Where Do We Go Now? (Et maintenant on va où? / Hala’a Lawayn) by the Lebanese film director Nadine Labaki, shown in Un Certain Regard, is comparable to a typical Lebanese meal. It’s made up of tiny little gourmets and dozens of salads embedded in a delicious mix of spices and aromas, enjoyable in a way and indigestible in another.
The movie focuses on an extremely serious issue: the conflict between Christians and Muslims in the Arab world. But it’s treated in a very easy-going way. In a village lost in the barren mountains that surround the mines and the fighting, Christians and Muslim men live in harmony with their women, desperate to avoid further bloodshed. Nevertheless, violent provocations multiply, including the invasion of animals into the mosque, a broken cross and the blood of chickens on the font of the church. The village is on the verge of explosion. Amal (a Christian coffee shop owner played by Labaki herself), Simone and all the other women of the village compete to distract their brothers, sons and spouses. This gives rise to scenes with a delicious absurdity, musical interludes, poignant moments.
With beautful imagery filmed in three different locations to compose this marvelously-imagined village, the Lebanese film director reminds us of the old beauty of a country that has lived in the middle of different civilizations throughout the centuries. The old rocks, the natural landscape, a mix of architectural styles and the poor conditions of its habitants: all give the village a mystical dimension. The humor seems to be the motivating factor of Labaki’s approach. In a near-absence of a main plot to push the story forward, these accumulations of detail and incident drive the characters.
From a non-linear love story between Amal the Christian and Ahmed who paints the wall of her cafe, to a series of jokes related to first television post arrival in the village, Nadine Labaki plays on the full range of emotions to promote peace and show that it is too easy to blame God or Allah for the excessive testosterone of these gentlemen. Even a troupe of Ukrainian girls who are touring a neighboring village have been brought to the village to please and ease. The absurdity arrives at its highest point when Labaki (the director and the film character) decides to deflect from the uprising conflicts between the two faiths by inviting the woman of the village to make hundreds of baked products containing hashish.

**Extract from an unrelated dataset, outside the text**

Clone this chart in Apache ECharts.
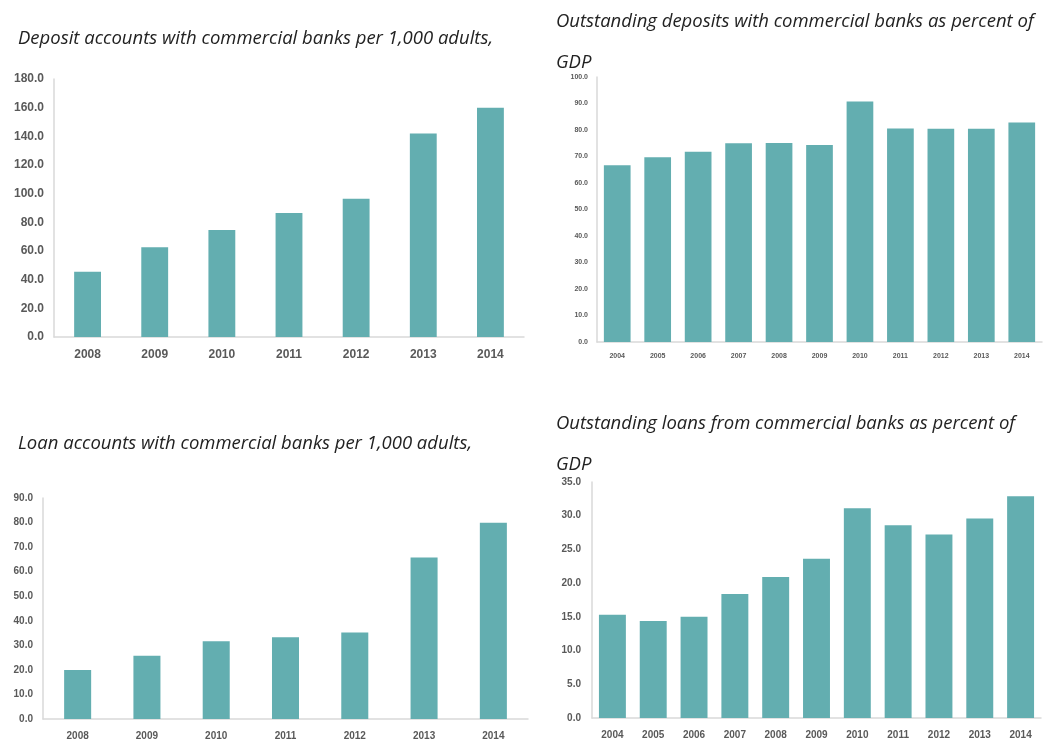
<!DOCTYPE html>
<html><head><meta charset="utf-8">
<script src="https://cdn.jsdelivr.net/npm/echarts@6/dist/echarts.min.js"></script>
<style>html,body{margin:0;padding:0;background:#fff}#c{width:1049px;height:744px}</style>
</head><body><div id="c"></div>
<script>
const years1 = ['2008','2009','2010','2011','2012','2013','2014'];
const depositAccounts = [45.6, 62.6, 74.7, 86.5, 96.5, 141.9, 160.0];
const years2 = ['2004','2005','2006','2007','2008','2009','2010','2011','2012','2013','2014'];
const depositsGDP = [66.7, 69.7, 71.8, 75.0, 75.1, 74.3, 90.8, 80.6, 80.5, 80.5, 82.8];
const loanAccounts = [20.0, 25.8, 31.7, 33.3, 35.2, 65.8, 79.9];
const loansGDP = [15.3, 14.4, 15.0, 18.4, 20.9, 23.6, 31.1, 28.6, 27.2, 29.6, 32.9];
const titles = [
  'Deposit accounts with commercial banks per 1,000 adults,',
  'Outstanding deposits with commercial banks as percent of\nGDP',
  'Loan accounts with commercial banks per 1,000 adults,',
  'Outstanding loans from commercial banks as percent of\nGDP'
];

const BAR = '#63aeb0';
const LBL = '#595959';
const AX = '#d9d9d9';
const chart = echarts.init(document.getElementById('c'));

function titleCfg(text, left, top) {
  return { text, left, top, padding: 0, textStyle: { fontFamily: 'Open Sans', fontStyle: 'italic', fontWeight: 'normal', fontSize: 18.5, color: '#222', lineHeight: 41 } };
}
function xAx(gi, data, fs, margin) {
  return { type: 'category', gridIndex: gi, data, axisTick: { show: false },
    axisLine: { lineStyle: { color: AX, width: 1.5 } },
    axisLabel: { color: LBL, fontFamily: 'Liberation Sans', fontWeight: 'bold', fontSize: fs, margin } };
}
function yAx(gi, max, interval, fs, margin) {
  return { type: 'value', gridIndex: gi, min: 0, max, interval, splitLine: { show: false },
    axisLine: { show: true, lineStyle: { color: AX, width: 1.5 } }, axisTick: { show: false },
    axisLabel: { color: LBL, fontFamily: 'Liberation Sans', fontWeight: 'bold', fontSize: fs, margin, formatter: v => v.toFixed(1) } };
}
function bar(i, data, gap) {
  return { type: 'bar', xAxisIndex: i, yAxisIndex: i, data, barCategoryGap: gap,
    itemStyle: { color: BAR }, silent: true };
}

chart.setOption({
  animation: false,
  title: [
    titleCfg(titles[0], 18, 18),
    titleCfg(titles[1], 556, 1),
    titleCfg(titles[2], 18, 423),
    titleCfg(titles[3], 556, 403)
  ],
  grid: [
    { left: 54, top: 79, width: 470, height: 258 },
    { left: 597, top: 77, width: 445, height: 265 },
    { left: 43, top: 498, width: 485, height: 221 },
    { left: 592, top: 482, width: 449, height: 236 }
  ],
  xAxis: [ xAx(0, years1, 12, 12), xAx(1, years2, 7, 11), xAx(2, years1, 10, 12), xAx(3, years2, 10, 12) ],
  yAxis: [ yAx(0, 180, 20, 12, 10), yAx(1, 100, 10, 7, 9), yAx(2, 90, 10, 10, 10), yAx(3, 35, 5, 10, 11) ],
  series: [ bar(0, depositAccounts, '60%'), bar(1, depositsGDP, '34%'), bar(2, loanAccounts, '61%'), bar(3, loansGDP, '34%') ]
});
</script></body></html>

Despite all these details, the film has a lot of flaws but Labaki still demands the viewer’s attention. The high spirits of the movie and the large amount of positive energy seems to diminish in a coup de theatre twist when the son of a Christian woman dies suddenly while passing a sectarian conflict scene outside the village. The mother hides her pain from all others to avoid an explosion of the situation. But no secret remains a secret in a village. Before any misunderstanding and bloodshed starts, all the woman of the village decide to exchange their religious symbols and clothes with the other faiths. In one of the most courageous scenes in Arab cinema, veiled woman put on crosses instead while Christian woman wear Islamic head scarves. Only through this does the plot find its purpose and make a great resolution between the two faiths.
With all these good intentions, should logic matter? The light hearted style is the key of this film despite all its cinematographic quaities. “How much cinema is there in this film?” was the big question I asked myself after seeing it. If a film touches your heart and doesn’t touch your mind, who can benefit from this? The delicate issue it tackles, or the art of cinema?